A centerpiece of the Healthy Aging Initiative is UC Davis Health’s new interdisciplinary Healthy Aging Clinic — designed to provide comprehensive services that preserve the functionality and independence of older-adult patients, while at the same time supporting their family caregivers.

Located in midtown Sacramento, the new and growing outpatient clinic is a one-stop location where older adults can receive care from a number of geriatric specialists, including physicians, advanced practice providers, physical therapists, pharmacists, case managers and cognitive specialists.

“We care for older adults who have a variety of geriatric syndromes,” said the clinic’s interim medical director Alia Tuqan, M.D., a board-certified geriatrician who previously led the Division of Geriatrics at the University of Nevada, Reno, in an interview this spring. “We are seeing older adults, especially those with frailty, memory problems and dementia, and gait instability and falls.

“These older adults tend to be experiencing functional decline, have multiple chronic conditions and are on multiple medications.”

Among those now available to provide expanded services for them are faculty from the UC Davis Alzheimer’s Disease Center’s growing team of geriatric neurology experts. Last fall the center added behavioral neurologist David Bissig, M.D., Ph.D., and neuropsychologist Alyssa Weakley, Ph.D., who see clinic patients and conduct research to support patients with dementia.

Both have special interest and expertise in cognitive and neurodegenerative conditions such as mild cognitive impairment, Alzheimer’s, Parkinson’s dementia and vascular dementia.

They’re the beginning of what Alzheimer’s center director Charles DeCarli, M.D., hopes will grow into a larger geriatric program that involves expanding cognitive assessment for those who need it.

“When we lag in cognitive evaluations, patients come in sicker, which leads to a cascade of problems,” DeCarli said. “But we know that with early detection, patients and their caregivers earn confidence through education. That assessment could even change a diagnosis and alter a course of treatment.”

Meanwhile, providers at the Healthy Aging Clinic also recognize that older-adult family caregivers play a critical role in the health team. The Betty Irene Moore School of Nursing’s Family Caregiving Institute has two private rooms at the clinic where staff can consult with caregivers to help understand their concerns and challenges.

“We offer consultation to support caregivers in their monumental role tending to an older adult. We also have training services, so we can teach them how to do complex tasks such as managing medications and caring for wounds,” said caregiving institute director Terri Harvath, Ph.D., R.N., F.A.A.N., F.G.S.A. “The inclusion of services and attention to family caregivers really sets UC Davis Health apart from other health systems.”

The Healthy Aging Clinic began accepting referrals and seeing patients in mid-January as part of a soft-launch phase, with a full-scale opening expected fall 2021 (as of press time).
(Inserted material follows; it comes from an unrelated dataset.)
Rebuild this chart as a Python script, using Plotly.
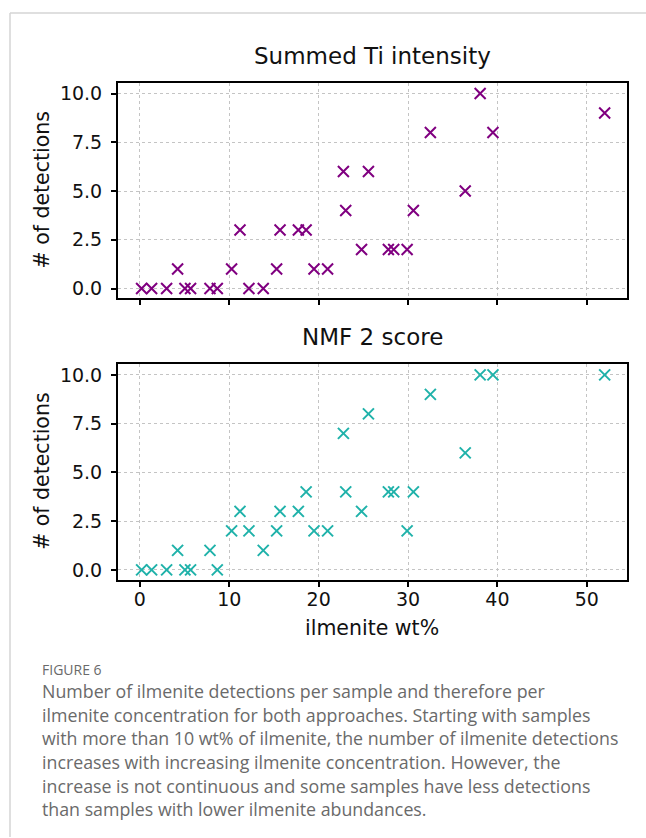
import plotly.graph_objects as go

W, H = 646, 838

# Data
ilmenite_wt = [0.19, 1.31, 2.99, 4.22, 5.04, 5.67, 7.84, 8.66, 10.26, 11.2, 12.2, 13.8,
               15.3, 15.68, 17.73, 18.6, 19.48, 21.0, 22.77, 23.03, 24.8, 25.57, 27.8,
               28.4, 29.9, 30.6, 32.5, 36.4, 38.07, 39.5, 52.0]
ti_detections = [0, 0, 0, 1, 0, 0, 0, 0, 1, 3, 0, 0,
                 1, 3, 3, 3, 1, 1, 6, 4, 2, 6, 2,
                 2, 2, 4, 8, 5, 10, 8, 9]
nmf_detections = [0, 0, 0, 1, 0, 0, 1, 0, 2, 3, 2, 1,
                  2, 3, 3, 4, 2, 2, 7, 4, 3, 8, 4,
                  4, 2, 4, 9, 6, 10, 10, 10]
panel_titles = ["Summed Ti intensity", "NMF 2 score"]
y_ticks = [0, 2.5, 5, 7.5, 10]
x_ticks = [0, 10, 20, 30, 40, 50]
caption_head = "FIGURE 6"
caption_lines = [
    "Number of ilmenite detections per sample and therefore per",
    "ilmenite concentration for both approaches. Starting with samples",
    "with more than 10 wt% of ilmenite, the number of ilmenite detections",
    "increases with increasing ilmenite concentration. However, the",
    "increase is not continuous and some samples have less detections",
    "than samples with lower ilmenite abundances.",
]

def px_x(p):
    return p / W

def px_y(p):
    return 1 - p / H

fig = go.Figure()

fig.add_trace(go.Scatter(
    x=ilmenite_wt, y=ti_detections, mode="markers", xaxis="x", yaxis="y",
    marker=dict(symbol="x-thin", size=11, color="#800080",
                line=dict(color="#800080", width=2)),
    showlegend=False))
fig.add_trace(go.Scatter(
    x=ilmenite_wt, y=nmf_detections, mode="markers", xaxis="x2", yaxis="y2",
    marker=dict(symbol="x-thin", size=11, color="#20b2aa",
                line=dict(color="#20b2aa", width=2)),
    showlegend=False))

xdom = [px_x(118), px_x(627)]
ax_common = dict(showline=True, linecolor="black", linewidth=2, mirror=True,
                 ticks="outside", ticklen=5, tickwidth=1.5, tickcolor="black",
                 showgrid=True, gridcolor="#c4c4c4", gridwidth=1, griddash="dot",
                 zeroline=False, tickfont=dict(family="DejaVu Sans", size=19, color="#111"))

xr = [-2.45, 54.5]
yr = [-0.5, 10.55]

fig.update_layout(
    width=W, height=H, margin=dict(l=0, r=0, t=0, b=0),
    paper_bgcolor="white", plot_bgcolor="white",
    xaxis=dict(domain=xdom, anchor="y", range=xr, tickvals=x_ticks, showticklabels=False, **ax_common),
    yaxis=dict(domain=[px_y(298), px_y(82)], anchor="x", range=yr, tickvals=y_ticks,
               tickformat=".1f", ticklabelstandoff=5, **ax_common),
    xaxis2=dict(domain=xdom, anchor="y2", range=xr, tickvals=x_ticks, ticklabelstandoff=-3, **ax_common),
    yaxis2=dict(domain=[px_y(580), px_y(364)], anchor="x2", range=yr, tickvals=y_ticks,
                tickformat=".1f", ticklabelstandoff=5, **ax_common),
)

ann = []
# panel titles
for t, yc in zip(panel_titles, [55, 337]):
    ann.append(dict(text=t, x=px_x(372), y=px_y(yc), xref="paper", yref="paper",
                    xanchor="center", yanchor="middle", showarrow=False,
                    font=dict(family="DejaVu Sans", size=23, color="#111")))
# y-axis titles
for yc in [190, 472]:
    ann.append(dict(text="# of detections", x=px_x(42), y=px_y(yc), xref="paper", yref="paper",
                    xanchor="center", yanchor="middle", showarrow=False, textangle=-90,
                    font=dict(family="DejaVu Sans", size=20.5, color="#111")))
# x-axis title
ann.append(dict(text="ilmenite wt%", x=px_x(372), y=px_y(629), xref="paper", yref="paper",
                xanchor="center", yanchor="middle", showarrow=False,
                font=dict(family="DejaVu Sans", size=20.5, color="#111")))
# caption
ann.append(dict(text=caption_head, x=px_x(40), y=px_y(670), xref="paper", yref="paper",
                xanchor="left", yanchor="middle", showarrow=False,
                font=dict(family="Open Sans", size=14, color="#6a6a6a")))
for i, line in enumerate(caption_lines):
    ann.append(dict(text=line, x=px_x(40), y=px_y(692 + 23.6 * i), xref="paper", yref="paper",
                    xanchor="left", yanchor="middle", showarrow=False,
                    font=dict(family="Open Sans", size=17.8, color="#6a6a6a")))
fig.update_layout(annotations=ann)

# light frame lines
fig.add_shape(type="line", xref="paper", yref="paper", x0=px_x(10), x1=1, y0=px_y(12), y1=px_y(12),
              line=dict(color="#d4d4d4", width=1.5))
fig.add_shape(type="line", xref="paper", yref="paper", x0=px_x(10), x1=px_x(10), y0=px_y(12), y1=0,
              line=dict(color="#d4d4d4", width=1.5))

fig.write_html("out.html")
Providers began by offering geriatrics consults and family caregiving services, and continue to bring additional experts and disciplines into the mix, such as neurology, neuropsychology and geriatric psychiatry.

In the future, the clinic will also be a hub for learners in the health professions, including precepting with medical students and residents at the School of Medicine and nurse practitioner and physician assistant students at the School of Nursing.